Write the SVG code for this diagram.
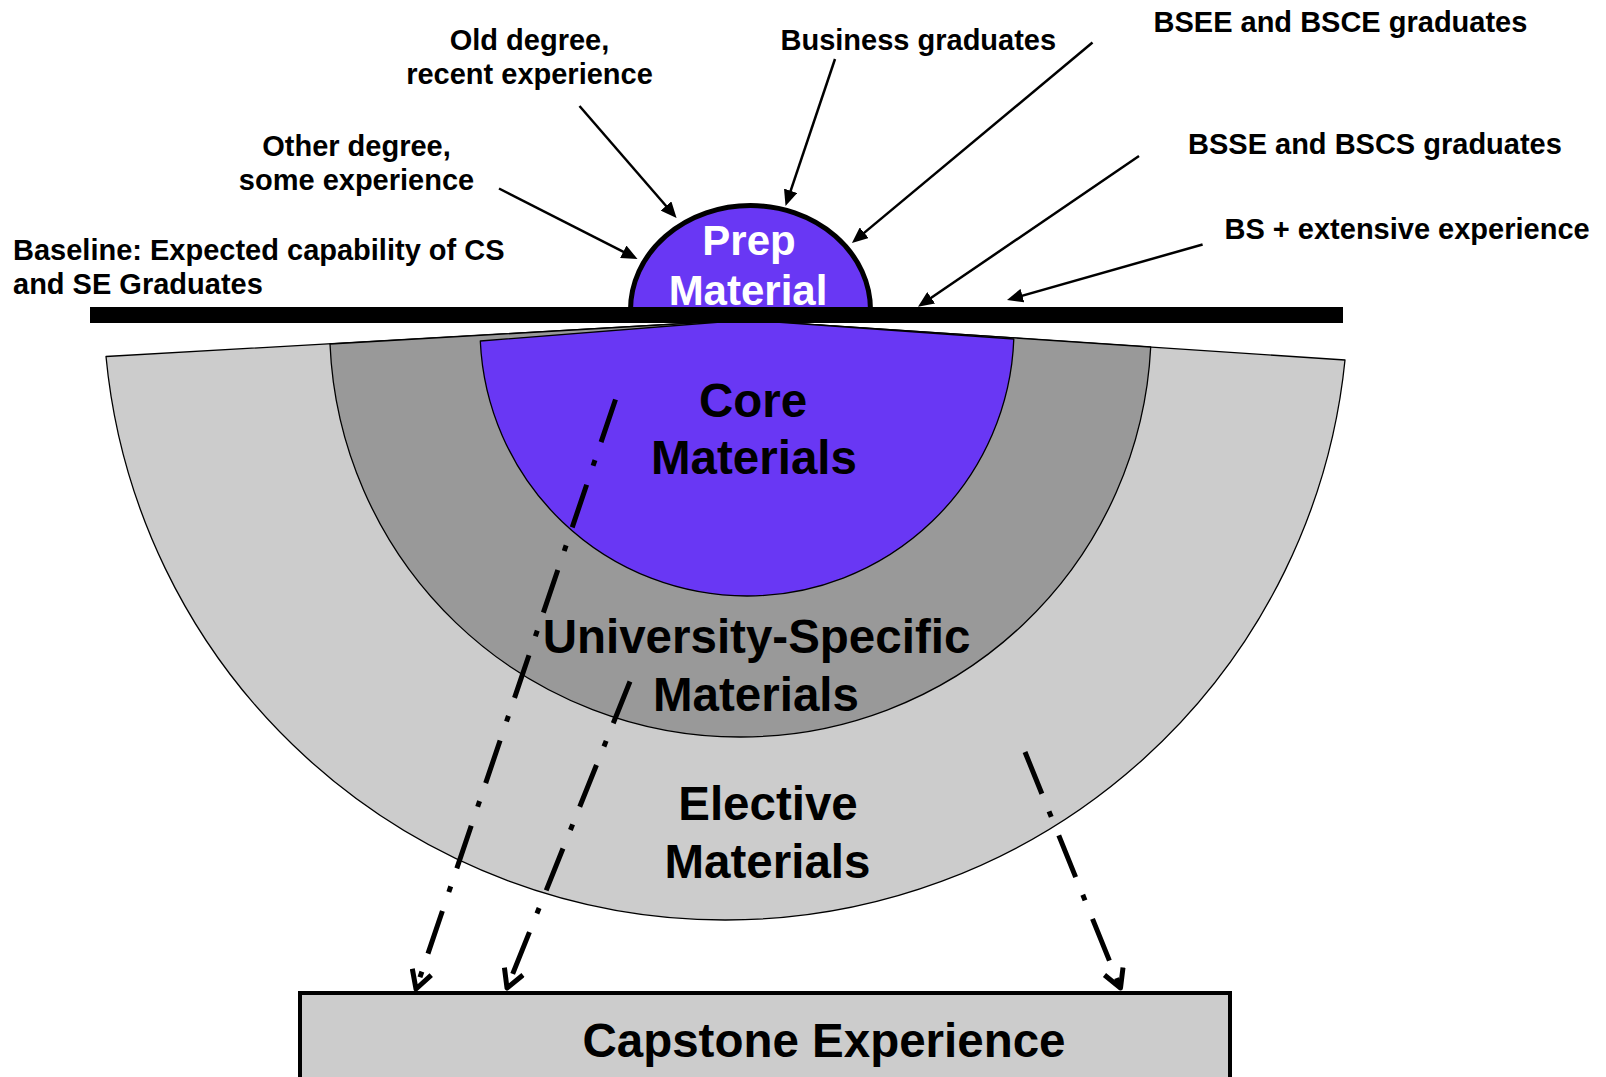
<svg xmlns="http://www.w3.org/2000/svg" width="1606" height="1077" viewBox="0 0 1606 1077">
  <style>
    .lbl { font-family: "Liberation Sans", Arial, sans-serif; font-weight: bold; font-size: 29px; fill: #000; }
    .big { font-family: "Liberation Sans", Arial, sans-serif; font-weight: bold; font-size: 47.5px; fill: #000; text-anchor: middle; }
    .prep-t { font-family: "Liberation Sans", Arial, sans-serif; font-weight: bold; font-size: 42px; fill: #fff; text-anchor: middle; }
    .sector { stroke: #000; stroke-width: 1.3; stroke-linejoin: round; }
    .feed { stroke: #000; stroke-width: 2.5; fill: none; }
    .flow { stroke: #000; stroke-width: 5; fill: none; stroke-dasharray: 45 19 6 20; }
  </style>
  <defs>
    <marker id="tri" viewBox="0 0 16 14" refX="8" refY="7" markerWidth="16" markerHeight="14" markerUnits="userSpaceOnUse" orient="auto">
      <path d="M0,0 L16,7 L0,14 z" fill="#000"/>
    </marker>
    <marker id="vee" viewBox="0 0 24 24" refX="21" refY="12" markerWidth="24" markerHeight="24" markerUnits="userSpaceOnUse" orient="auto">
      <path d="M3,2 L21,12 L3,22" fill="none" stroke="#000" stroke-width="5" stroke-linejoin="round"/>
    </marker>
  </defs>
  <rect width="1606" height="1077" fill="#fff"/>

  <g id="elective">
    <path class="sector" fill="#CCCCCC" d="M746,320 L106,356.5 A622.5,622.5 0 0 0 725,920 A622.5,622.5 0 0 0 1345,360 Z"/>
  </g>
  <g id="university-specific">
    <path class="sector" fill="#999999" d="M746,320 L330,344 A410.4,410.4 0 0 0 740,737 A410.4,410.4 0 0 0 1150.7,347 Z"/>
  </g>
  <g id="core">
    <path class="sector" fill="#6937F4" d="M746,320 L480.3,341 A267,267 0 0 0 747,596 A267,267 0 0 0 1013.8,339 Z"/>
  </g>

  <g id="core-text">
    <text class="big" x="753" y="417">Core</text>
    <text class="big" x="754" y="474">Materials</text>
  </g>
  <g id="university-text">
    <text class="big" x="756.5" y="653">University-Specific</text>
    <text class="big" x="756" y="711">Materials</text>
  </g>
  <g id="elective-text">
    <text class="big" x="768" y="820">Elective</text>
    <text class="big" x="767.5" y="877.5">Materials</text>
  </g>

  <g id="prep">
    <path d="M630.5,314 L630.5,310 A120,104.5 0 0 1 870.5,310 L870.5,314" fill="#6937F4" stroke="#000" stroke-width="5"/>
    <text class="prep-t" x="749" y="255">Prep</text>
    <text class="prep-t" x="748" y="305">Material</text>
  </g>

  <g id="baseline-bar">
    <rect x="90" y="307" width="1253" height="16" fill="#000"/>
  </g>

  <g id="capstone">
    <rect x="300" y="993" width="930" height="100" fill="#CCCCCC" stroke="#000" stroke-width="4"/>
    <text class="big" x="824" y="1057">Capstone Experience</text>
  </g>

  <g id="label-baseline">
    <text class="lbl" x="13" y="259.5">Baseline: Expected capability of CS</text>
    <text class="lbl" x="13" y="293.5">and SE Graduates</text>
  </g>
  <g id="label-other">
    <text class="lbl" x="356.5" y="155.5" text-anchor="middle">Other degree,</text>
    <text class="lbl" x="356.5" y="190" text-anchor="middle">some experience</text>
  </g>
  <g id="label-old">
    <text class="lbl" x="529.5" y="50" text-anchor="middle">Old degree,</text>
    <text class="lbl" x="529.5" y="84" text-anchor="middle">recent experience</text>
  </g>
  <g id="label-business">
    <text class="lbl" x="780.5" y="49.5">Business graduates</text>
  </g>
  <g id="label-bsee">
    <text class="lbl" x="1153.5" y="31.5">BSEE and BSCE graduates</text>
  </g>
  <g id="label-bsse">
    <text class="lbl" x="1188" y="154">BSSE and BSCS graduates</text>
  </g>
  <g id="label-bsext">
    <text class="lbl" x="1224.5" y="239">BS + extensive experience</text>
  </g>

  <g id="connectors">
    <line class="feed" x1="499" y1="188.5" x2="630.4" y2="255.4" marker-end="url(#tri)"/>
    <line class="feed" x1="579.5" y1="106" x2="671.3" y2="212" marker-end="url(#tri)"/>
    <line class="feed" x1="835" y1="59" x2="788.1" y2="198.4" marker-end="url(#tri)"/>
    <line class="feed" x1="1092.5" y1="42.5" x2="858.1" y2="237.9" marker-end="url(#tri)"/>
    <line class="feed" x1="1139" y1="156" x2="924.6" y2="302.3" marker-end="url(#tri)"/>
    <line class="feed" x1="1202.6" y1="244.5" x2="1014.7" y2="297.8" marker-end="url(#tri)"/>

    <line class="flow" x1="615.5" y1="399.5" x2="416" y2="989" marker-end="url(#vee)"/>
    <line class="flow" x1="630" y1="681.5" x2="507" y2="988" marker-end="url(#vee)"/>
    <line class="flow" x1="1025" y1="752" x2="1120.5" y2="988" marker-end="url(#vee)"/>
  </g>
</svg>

_ _ _ _ _ _ _

= THE EXERCISE =
Copy the material above in full and exactly, skipping pictures.

= THE RESPONSE =
Write the SVG code for this diagram.
<svg xmlns="http://www.w3.org/2000/svg" width="1606" height="1077" viewBox="0 0 1606 1077">
  <style>
    .lbl { font-family: "Liberation Sans", Arial, sans-serif; font-weight: bold; font-size: 29px; fill: #000; }
    .big { font-family: "Liberation Sans", Arial, sans-serif; font-weight: bold; font-size: 47.5px; fill: #000; text-anchor: middle; }
    .prep-t { font-family: "Liberation Sans", Arial, sans-serif; font-weight: bold; font-size: 42px; fill: #fff; text-anchor: middle; }
    .sector { stroke: #000; stroke-width: 1.3; stroke-linejoin: round; }
    .feed { stroke: #000; stroke-width: 2.5; fill: none; }
    .flow { stroke: #000; stroke-width: 5; fill: none; stroke-dasharray: 45 19 6 20; }
  </style>
  <defs>
    <marker id="tri" viewBox="0 0 16 14" refX="8" refY="7" markerWidth="16" markerHeight="14" markerUnits="userSpaceOnUse" orient="auto">
      <path d="M0,0 L16,7 L0,14 z" fill="#000"/>
    </marker>
    <marker id="vee" viewBox="0 0 24 24" refX="21" refY="12" markerWidth="24" markerHeight="24" markerUnits="userSpaceOnUse" orient="auto">
      <path d="M3,2 L21,12 L3,22" fill="none" stroke="#000" stroke-width="5" stroke-linejoin="round"/>
    </marker>
  </defs>
  <rect width="1606" height="1077" fill="#fff"/>

  <g id="elective">
    <path class="sector" fill="#CCCCCC" d="M746,320 L106,356.5 A622.5,622.5 0 0 0 725,920 A622.5,622.5 0 0 0 1345,360 Z"/>
  </g>
  <g id="university-specific">
    <path class="sector" fill="#999999" d="M746,320 L330,344 A410.4,410.4 0 0 0 740,737 A410.4,410.4 0 0 0 1150.7,347 Z"/>
  </g>
  <g id="core">
    <path class="sector" fill="#6937F4" d="M746,320 L480.3,341 A267,267 0 0 0 747,596 A267,267 0 0 0 1013.8,339 Z"/>
  </g>

  <g id="core-text">
    <text class="big" x="753" y="417">Core</text>
    <text class="big" x="754" y="474">Materials</text>
  </g>
  <g id="university-text">
    <text class="big" x="756.5" y="653">University-Specific</text>
    <text class="big" x="756" y="711">Materials</text>
  </g>
  <g id="elective-text">
    <text class="big" x="768" y="820">Elective</text>
    <text class="big" x="767.5" y="877.5">Materials</text>
  </g>

  <g id="prep">
    <path d="M630.5,314 L630.5,310 A120,104.5 0 0 1 870.5,310 L870.5,314" fill="#6937F4" stroke="#000" stroke-width="5"/>
    <text class="prep-t" x="749" y="255">Prep</text>
    <text class="prep-t" x="748" y="305">Material</text>
  </g>

  <g id="baseline-bar">
    <rect x="90" y="307" width="1253" height="16" fill="#000"/>
  </g>

  <g id="capstone">
    <rect x="300" y="993" width="930" height="100" fill="#CCCCCC" stroke="#000" stroke-width="4"/>
    <text class="big" x="824" y="1057">Capstone Experience</text>
  </g>

  <g id="label-baseline">
    <text class="lbl" x="13" y="259.5">Baseline: Expected capability of CS</text>
    <text class="lbl" x="13" y="293.5">and SE Graduates</text>
  </g>
  <g id="label-other">
    <text class="lbl" x="356.5" y="155.5" text-anchor="middle">Other degree,</text>
    <text class="lbl" x="356.5" y="190" text-anchor="middle">some experience</text>
  </g>
  <g id="label-old">
    <text class="lbl" x="529.5" y="50" text-anchor="middle">Old degree,</text>
    <text class="lbl" x="529.5" y="84" text-anchor="middle">recent experience</text>
  </g>
  <g id="label-business">
    <text class="lbl" x="780.5" y="49.5">Business graduates</text>
  </g>
  <g id="label-bsee">
    <text class="lbl" x="1153.5" y="31.5">BSEE and BSCE graduates</text>
  </g>
  <g id="label-bsse">
    <text class="lbl" x="1188" y="154">BSSE and BSCS graduates</text>
  </g>
  <g id="label-bsext">
    <text class="lbl" x="1224.5" y="239">BS + extensive experience</text>
  </g>

  <g id="connectors">
    <line class="feed" x1="499" y1="188.5" x2="630.4" y2="255.4" marker-end="url(#tri)"/>
    <line class="feed" x1="579.5" y1="106" x2="671.3" y2="212" marker-end="url(#tri)"/>
    <line class="feed" x1="835" y1="59" x2="788.1" y2="198.4" marker-end="url(#tri)"/>
    <line class="feed" x1="1092.5" y1="42.5" x2="858.1" y2="237.9" marker-end="url(#tri)"/>
    <line class="feed" x1="1139" y1="156" x2="924.6" y2="302.3" marker-end="url(#tri)"/>
    <line class="feed" x1="1202.6" y1="244.5" x2="1014.7" y2="297.8" marker-end="url(#tri)"/>

    <line class="flow" x1="615.5" y1="399.5" x2="416" y2="989" marker-end="url(#vee)"/>
    <line class="flow" x1="630" y1="681.5" x2="507" y2="988" marker-end="url(#vee)"/>
    <line class="flow" x1="1025" y1="752" x2="1120.5" y2="988" marker-end="url(#vee)"/>
  </g>
</svg>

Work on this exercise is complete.